From 1998 onwards, Russell spent over ten years co-presenting Trent FM's award-winning breakfast show with Andy "Twiggy" Twigge, who had previously worked alongside her at sister station Ram FM in Derby. During this time, Russell won various awards for her work including four Sony Awards, the 2008 Arqiva Commercial Radio Presenter of the Year and Best Breakfast Show at the 2007 European Radio Awards. In September 2008, she joined Absolute Radio as the host of a weekend mid-morning show, which ran for around thirteen months.

A month after her departure from Absolute, Russell joined BRMB to host its flagship weekday breakfast show, The Jo Show. In November 2010, following a break from work due to illness, she began co-presenting the station's weekday drivetime show Jo and Sparky, alongside Mark "Sparky" Colerangle.

During 2011, Russell also presented Back to the 80s, a weekly Saturday night show for the East Midlands regional radio station Gem 106.
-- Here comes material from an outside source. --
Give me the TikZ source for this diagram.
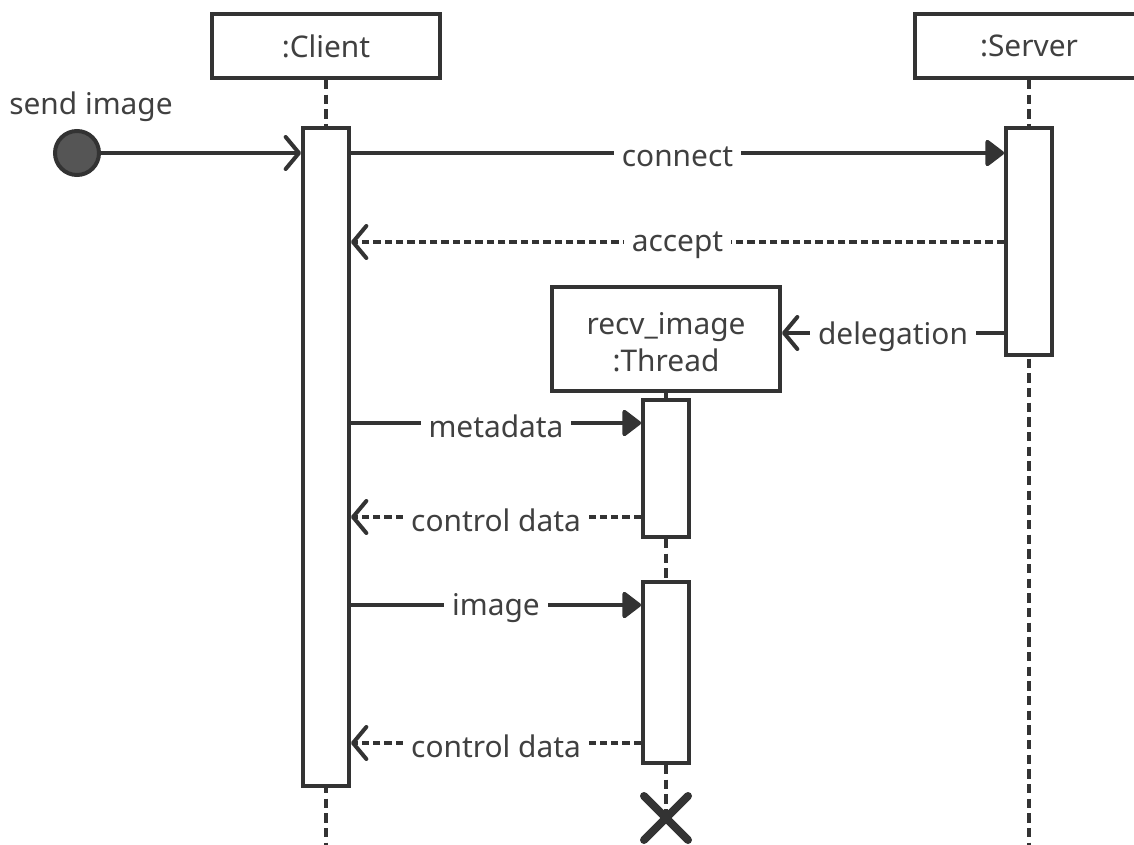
\documentclass[tikz,border=0pt]{standalone}
\usepackage{fontspec}
\setmainfont{Noto Sans}
\usetikzlibrary{arrows.meta}
\definecolor{ink}{HTML}{333333}
\definecolor{txt}{HTML}{404040}
\definecolor{dot}{HTML}{555555}
\tikzset{
  obj/.style={draw=ink, line width=3pt, fill=white, minimum width=171pt, text=txt, font=\fontsize{22.4}{28}\selectfont, align=center, inner sep=0pt},
  act/.style={draw=ink, line width=3pt, fill=white, minimum width=34.5pt, inner sep=0pt},
  life/.style={draw=ink, line width=3pt, dash pattern=on 7pt off 4pt},
  call/.style={draw=ink, line width=3pt, -{Triangle[length=15pt,width=22pt,round]}},
  reply/.style={draw=ink, line width=3pt, dash pattern=on 5.5pt off 3pt, -{Straight Barb[length=10pt,width=24pt,round]}},
  found/.style={draw=ink, line width=3pt, -{Straight Barb[length=10pt,width=24pt,round]}},
  lbl/.style={fill=white, text=txt, font=\fontsize{22.4}{26}\selectfont, inner xsep=6pt, inner ysep=2pt, yshift=-2.5pt},
}
\begin{document}
\begin{tikzpicture}[x=0.75pt,y=-0.75pt]
\useasboundingbox (0,0) rectangle (1134,845);
\clip (0,0) rectangle (1134,845);

% lifeline heads
\node[obj, minimum height=48pt] (client) at (326,46) {\raisebox{-2pt}{:Client}};
\node[obj, minimum height=48pt] (server) at (1029,46) {\raisebox{-2pt}{:Server}};

% lifelines
\coordinate (cend) at (326,845);
\coordinate (send) at (1029,845);
\draw[life] (client.south) -- (cend);
\draw[life] (server.south) -- (send);

% activations of client and server
\node[act, minimum height=493.5pt] (ca) at (326,457) {};
\node[act, minimum height=170.25pt] (sa) at (1029,241.5) {};

% thread object and its activations
\node[obj, minimum height=78pt] (thread) at (666,339) {};
\node[text=txt, font=\fontsize{22.4}{28}\selectfont, align=center, inner sep=0pt] (threadtxt) at ([yshift=-2.5pt]thread.center) {recv\_image\\:Thread};
\node[act, minimum height=102.75pt] (ta1) at (666,468.5) {};
\node[act, minimum height=135.75pt] (ta2) at (666,672.5) {};
\draw[ink, line width=3pt] (thread.south) -- (ta1.north);
\draw[life] (ta1.south) -- (ta2.north);
\coordinate (xmark) at (666,818);
\draw[life] (ta2.south) -- (xmark);
\draw[ink, line width=6pt, line cap=round] ([shift={(-22,-22)}]xmark) -- ([shift={(22,22)}]xmark)
  ([shift={(-22,22)}]xmark) -- ([shift={(22,-22)}]xmark);

% found message
\node[circle, draw=ink, line width=3pt, fill=dot, minimum size=33pt, inner sep=0pt] (start) at (77,153) {};
\node[text=txt, font=\fontsize{22.4}{26}\selectfont] (sendlbl) at (91,107) {send image};
\draw[found] (start.east) -- (ca.west |- start.east);

% messages
\draw[call] (ca.east |- 0,153) -- node[lbl] (m1) {connect} (sa.west |- 0,153);
\draw[reply] (sa.west |- 0,242) -- node[lbl] (m2) {accept} (ca.east |- 0,242);
\draw[found] (sa.west |- 0,333) -- node[lbl] (m3) {delegation} (thread.east |- 0,333);
\draw[call] (ca.east |- 0,423) -- node[lbl] (m4) {metadata} (ta1.west |- 0,423);
\draw[reply] (ta1.west |- 0,517) -- node[lbl] (m5) {control data} (ca.east |- 0,517);
\draw[call] (ca.east |- 0,605) -- node[lbl] (m6) {image} (ta2.west |- 0,605);
\draw[reply] (ta2.west |- 0,743) -- node[lbl] (m7) {control data} (ca.east |- 0,743);
\end{tikzpicture}
\end{document}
In 2014, Russell was awarded the Local and Regional Lifetime Achievement award by the Radio Academy.

In July 2015, Russell and Colerangle moved to Free Radio's Shropshire and Black Country station to co-present Jo and Sparky in the weekday breakfast timeslot, beginning on Monday 20 July 2015 at 6am. The pair joined sister station Gem 106 in 2016 to present a Saturday morning show.

In September 2017, it was announced Russell and Colerangle would leave Free Radio and join Gem full-time as presenters of the station's weekday breakfast show on Monday 16 October 2017, replacing Sam Pinkham and Amy Voce.
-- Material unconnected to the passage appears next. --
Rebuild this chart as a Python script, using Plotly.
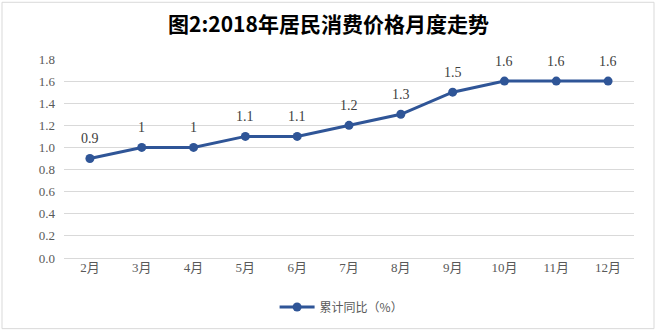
import plotly.graph_objects as go

months = ["2月", "3月", "4月", "5月", "6月", "7月", "8月", "9月", "10月", "11月", "12月"]
values = [0.9, 1.0, 1.0, 1.1, 1.1, 1.2, 1.3, 1.5, 1.6, 1.6, 1.6]
labels = ["0.9", "1", "1", "1.1", "1.1", "1.2", "1.3", "1.5", "1.6", "1.6", "1.6"]
y_ticks = [0.0, 0.2, 0.4, 0.6, 0.8, 1.0, 1.2, 1.4, 1.6, 1.8]
series_name = "累计同比（%）"
title = "图2:2018年居民消费价格月度走势"

serif = "'Liberation Serif', 'Noto Sans CJK SC', serif"
tick_font = dict(family=serif, size=13, color="#595959")

fig = go.Figure()
fig.add_trace(go.Scatter(
    x=months, y=values, mode="lines+markers",
    name=series_name,
    line=dict(color="#2F5597", width=3),
    marker=dict(color="#2F5597", size=9),
    cliponaxis=False,
))

for m, v, t in zip(months, values, labels):
    fig.add_annotation(x=m, y=v, text=t, showarrow=False, yshift=20,
                       font=dict(family=serif, size=14, color="#404040"))

fig.update_layout(
    width=657, height=332,
    margin=dict(l=64, r=23, t=59, b=73),
    paper_bgcolor="white", plot_bgcolor="white",
    title=dict(text="<b>" + title + "</b>", x=0.5, xanchor="center", y=1 - 25/332, yanchor="middle",
               font=dict(family="Noto Sans CJK SC", size=21, color="#000000")),
    xaxis=dict(type="category", range=[-0.5, len(months) - 0.5], showgrid=False,
               showline=False, ticks="", tickfont=tick_font, fixedrange=True),
    yaxis=dict(range=[0, 1.8], tickvals=y_ticks, ticktext=[f"{v:.1f}" for v in y_ticks],
               showgrid=True, gridcolor="#D9D9D9", gridwidth=1, zeroline=True,
               zerolinecolor="#D9D9D9", zerolinewidth=1, showline=False, ticks="",
               tickfont=tick_font, ticklabelstandoff=8, fixedrange=True),
    showlegend=True,
    legend=dict(orientation="h", x=0.487, xanchor="center", y=-0.24, yanchor="middle",
                font=dict(family="Noto Sans CJK SC", size=12, color="#595959"),
                itemwidth=35),
    shapes=[dict(type="rect", xref="paper", yref="paper", x0=-62/570, x1=1 + 20/570,
                 y0=-71/200, y1=1 + 57/200, line=dict(color="#D9D9D9", width=1))],
)

fig.write_html("out.html")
The Hits Radio East Midlands Breakfast Show ceased to broadcast on 6 June 2025, along with the other regional Hits Radio Breakfast shows. They were replaced with a National show hosted by Fleur East from Monday 9 June 2025. Russell continues with her Greatest Hits 80s show on weekdays 2pm-6pm, as well as providing cover, notably for Jenny Powell on weekend Breakfast shows.

On 14 June 2025, Russell was made the weekend afternoon host on Magic Radio. She takes over this slot permanently from Emma B.

Russell also covers for Ben Jackson's mid morning show on BBC Radio Leicester when he is away.

On 11 December 2025, it was announced that Russell and Colerangle is returning together on Magna Radio on a weekend brunch slot from 10-1pm from February 2026 after almost half a year off radio together.